The new approach is more of an evolution for the storage company to transition into a solutions company, said Sharun, who was responsible for managing EMC’s Western Canadian sales. EMC has been transitioning from hardware vendor into an evenly mixed hardware, software and services company, mostly through acquisitions. Today, 44 per cent of EMC’s business is hardware, while 40 per cent is software. The rest is in services.
Under Sharun, EMC Canada will have three main directions: broaden adoption of the solution set, increase subsidiary presence in the mid-market, and grow the overall business in Canada.
Sharun said that if he and his team can accomplish the first two directives then the third one gets done.
“We are not just a hardware or software company. We are a solutions company and we want to expand from storage and protect it, optimize it and then have (customers) leverage that information. The key is to assist the customer to use the information they have as a competitive advantage,” Sharun said.
More emphasis will be placed on the channel to meet Sharun’s goal in the mid-market space.
While running Western Canada for EMC, Sharun managed to boost business four-fold with the channel’s help. “We are poised to deliver that type of growth to the rest of Canada,” he added.

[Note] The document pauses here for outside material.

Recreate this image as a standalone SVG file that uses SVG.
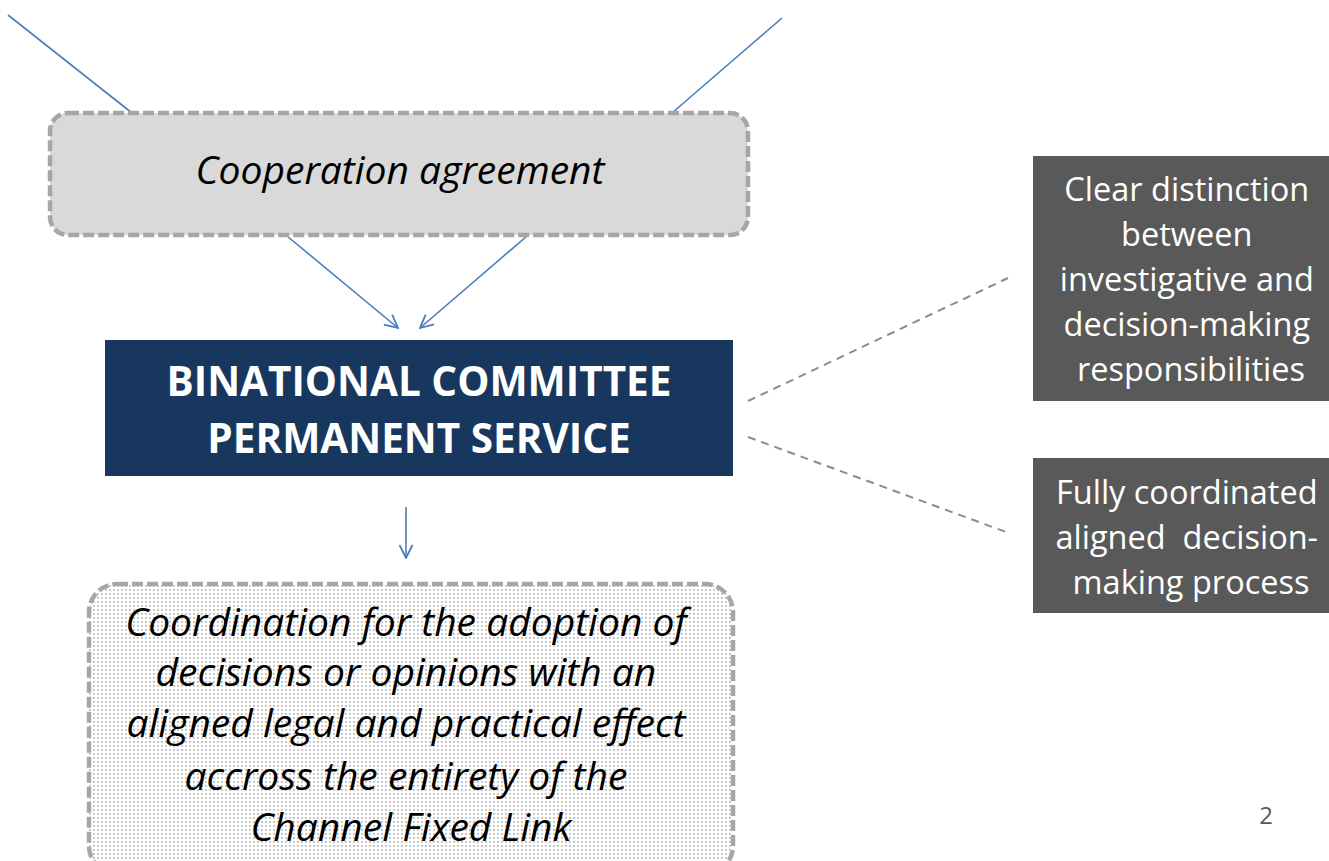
<svg xmlns="http://www.w3.org/2000/svg" width="1329" height="861" viewBox="0 0 1329 861">
<style>
.blue{stroke:#4a7ebb;stroke-width:1.6;fill:none}
.gdash{stroke:#8c8c8c;stroke-width:2;stroke-dasharray:8,6;fill:none}
.box{stroke:#a6a6a6;stroke-width:4.5;stroke-dasharray:11,4}
.it{font-family:"Open Sans",sans-serif;font-style:italic;fill:#000;text-anchor:middle}
.wt{font-family:"Open Sans",sans-serif;fill:#fff;text-anchor:middle}
.bold{font-family:"Open Sans",sans-serif;font-weight:bold;fill:#fff;text-anchor:middle}
</style>
<defs>
<marker id="ah" viewBox="0 0 16 16" refX="15" refY="8" markerWidth="16" markerHeight="16" markerUnits="userSpaceOnUse" orient="auto">
<path d="M2,1.5 L15,8 L2,14.5" fill="none" stroke="#4a7ebb" stroke-width="1.8"/>
</marker>
<pattern id="dots" width="4" height="4" patternUnits="userSpaceOnUse">
<rect width="4" height="4" fill="#ffffff"/>
<rect x="1" y="1" width="1.8" height="1.8" fill="#bdbdbd"/>
</pattern>
</defs>
<rect width="1329" height="861" fill="#fff"/>
<g id="connectors">
<line class="blue" x1="8" y1="15" x2="132" y2="113"/>
<line class="blue" x1="782" y1="18" x2="672" y2="113"/>
<line class="blue" x1="287" y1="236" x2="398" y2="328" marker-end="url(#ah)"/>
<line class="blue" x1="527" y1="236" x2="420" y2="328" marker-end="url(#ah)"/>
<line class="blue" x1="406" y1="507" x2="406" y2="558" marker-end="url(#ah)"/>
<line class="gdash" x1="748" y1="401" x2="1008" y2="278"/>
<line class="gdash" x1="748" y1="437" x2="1006" y2="532"/>
</g>
<g id="cooperation">
<rect class="box" x="50" y="113" width="698" height="122" rx="18" fill="#d9d9d9"/>
<text class="it" x="400" y="184" font-size="39">Cooperation agreement</text>
</g>
<g id="committee">
<rect x="105" y="340" width="628" height="136" fill="#17375e"/>
<text class="bold" x="419" y="396" font-size="40.5">BINATIONAL COMMITTEE</text>
<text class="bold" x="419" y="453" font-size="40.5">PERMANENT SERVICE</text>
</g>
<g id="coordination">
<rect class="box" x="89" y="584" width="644" height="290" rx="28" fill="url(#dots)"/>
<text class="it" font-size="39">
<tspan x="411" y="636">Coordination for the adoption of</tspan>
<tspan x="411" y="686">decisions or opinions with an</tspan>
<tspan x="411" y="737">aligned legal and practical effect</tspan>
<tspan x="411" y="790">accross the entirety of the</tspan>
<tspan x="411" y="841">Channel Fixed Link</tspan>
</text>
</g>
<g id="distinction">
<rect x="1033" y="156" width="296" height="245" fill="#595959"/>
<text class="wt" font-size="32.5">
<tspan x="1191" y="201">Clear distinction</tspan>
<tspan x="1191" y="246">between</tspan>
<tspan x="1191" y="291">investigative and</tspan>
<tspan x="1191" y="336">decision-making</tspan>
<tspan x="1191" y="381">responsibilities</tspan>
</text>
</g>
<g id="coordinated">
<rect x="1033" y="458" width="296" height="155" fill="#595959"/>
<text class="wt" font-size="32.5">
<tspan x="1191" y="504">Fully coordinated</tspan>
<tspan x="1191" y="549" xml:space="preserve">aligned  decision-</tspan>
<tspan x="1191" y="594">making process</tspan>
</text>
</g>
<text x="1266" y="824" font-family="Open Sans,sans-serif" font-size="24" fill="#595959" text-anchor="middle">2</text>
</svg>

Today, 50 per cent of EMC’s mid-market business is partner based and Sharun’s plan is to continue that. EMC Canada will add partners, but not in shear numbers. Sharun wants to add partners that can couple their expertise in combination with EMC Clarrion, virtualization software, VMWare and other products and provide value back to the customer.
“(Together) we can provide a consolidated server approach with a decreased cost and foot print from a green and space perspective that is easier to manage,” he said.Sharun does not anticipate any dramatic changes to its Dell business in Canada now that predominantly direct vendor has embraced the channel.
“I still see the presence that Dell has at EMC as not subsiding. We are doing a tremendous about of business with Dell. They are our leading Clarrion sales (partner) with 32 per cent and in the first quarter Dell is 14 per cent of EMC’s total revenue,” he said.
Skydata was one of EMC’s key strategic distribution partners before it was acquired by Arrow Electronics in 2006. The combined entity is working out well for EMC Canada, according to Sharun. He believes that by Arrow/Skydata utilizing the same basic model as before has helped to ensure there were no changes from an EMC Canada perspective.
Sharun does not foresee the subsidiary entering into any new distribution deals. Sales coverage is currently predominantly through partners.
“Our partners represent the best opportunity to grow with value added solutions. We need to foster that. Without them we can’t cover all the different aspects we want to cover from systems, solutions and other lines of business such as RSA security, VMWare and Documentum,” he said.